The CDC reports that more than 4.5 million people are bitten by dogs every year . The thing about dog bites is that many of them can be avoided, which is what the National Dog Bite Prevention Week is all about. The idea is to let people know how to stay safe around dogs, and because the majority of all dog bites happen to children, special emphasis is put on teaching them how to interact with dogs.
The CDC offers these safety tips for children:
Do not approach an unfamiliar dog.
Do not run from a dog or scream.
Remain motionless (e.g., “be still like a tree”) when approached by an unfamiliar dog.

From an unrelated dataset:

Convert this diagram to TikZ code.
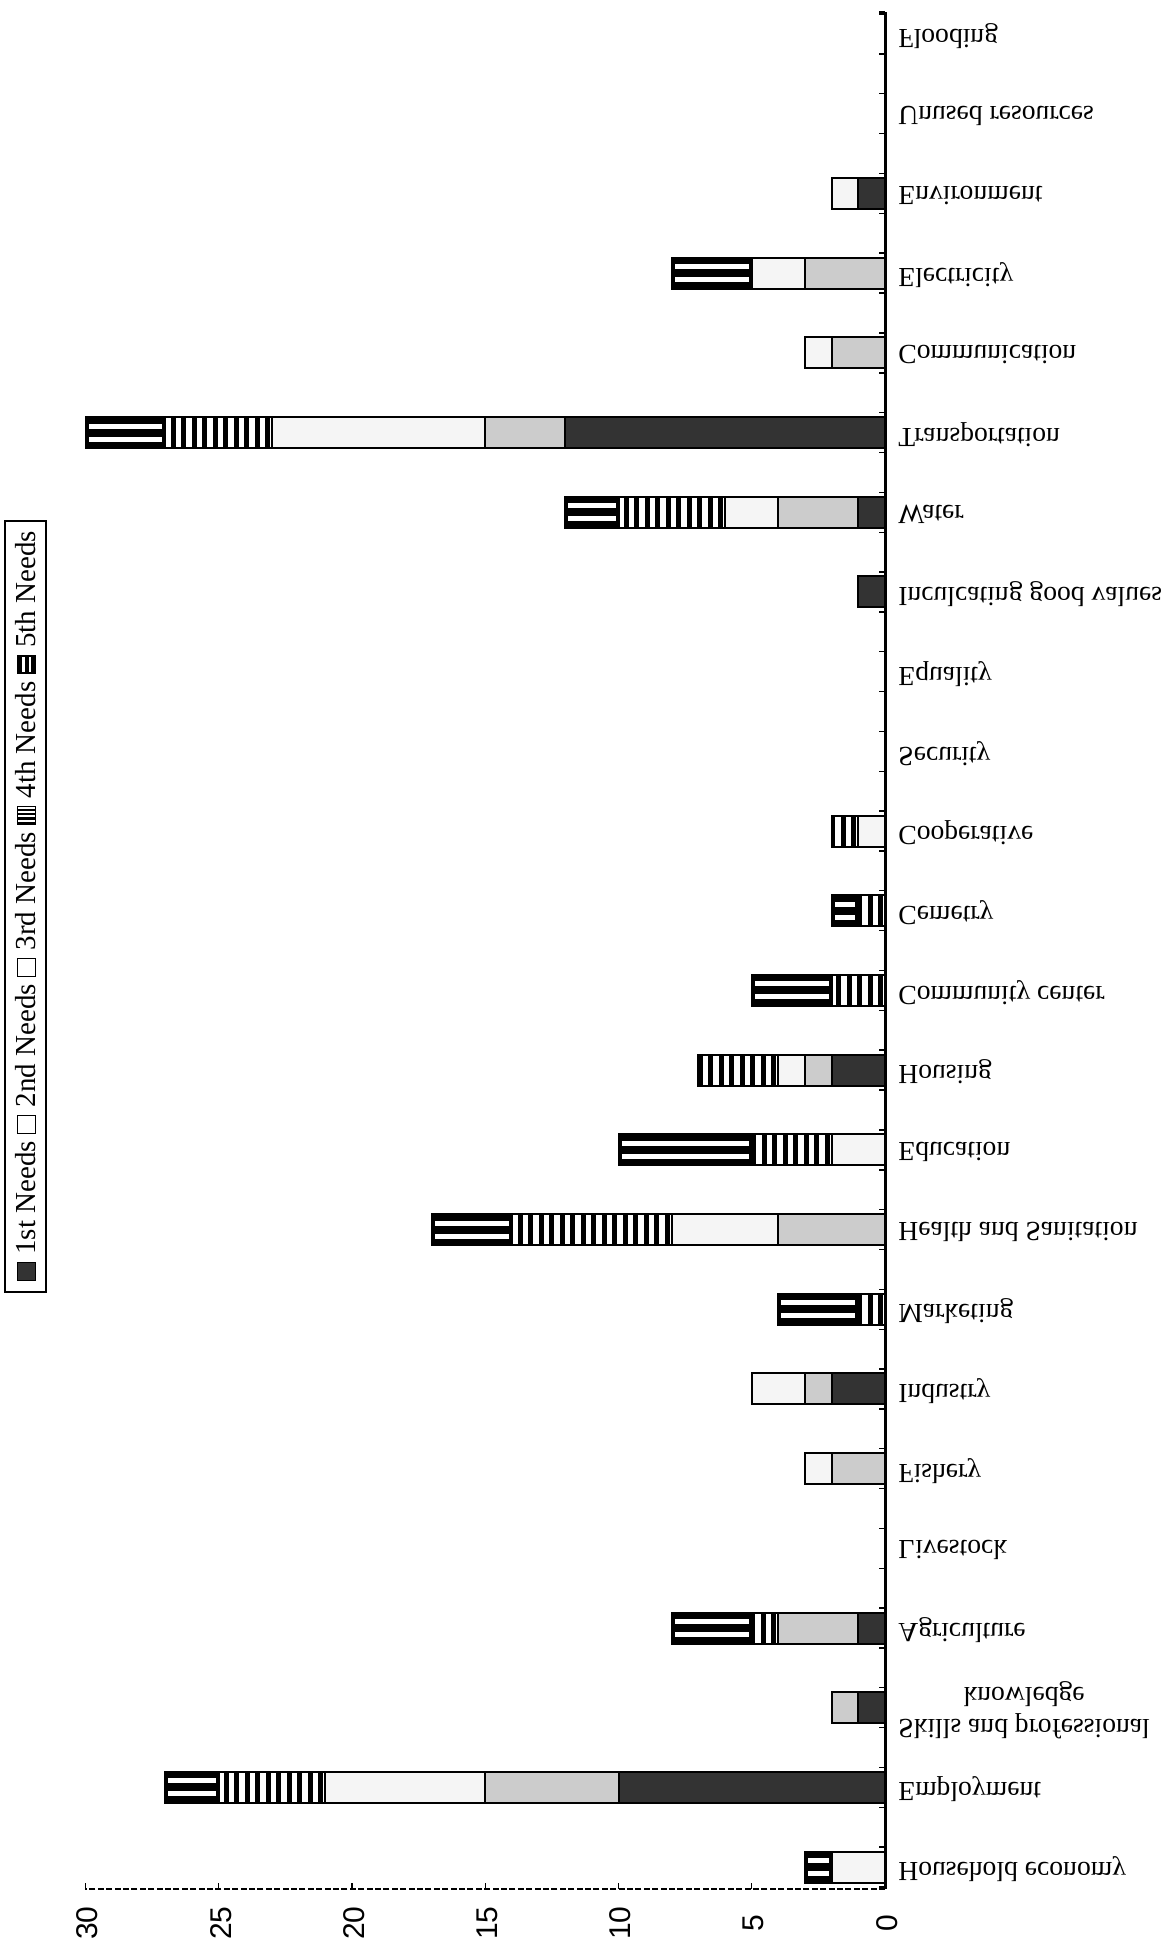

If knocked over by a dog, roll into a ball and lie still (e.g., “be still like a log”).
Do not play with a dog unless supervised by an adult.
Immediately report stray dogs or dogs displaying unusual behavior to an adult.
Avoid direct eye contact with a dog.
Do not disturb a dog that is sleeping, eating, or caring for puppies.
Do not pet a dog without allowing it to see and sniff you first.
If bitten, immediately report the bite to an adult.
If you have children, and want some help in teaching them how to act around dogs, see the Be a Tree Program . It’s designed to teach school age children how to stay safe around dogs. Some of the things they teach are how to read a dog’s body language, what to do/not do around dogs, and what to do if a dog lunges at them.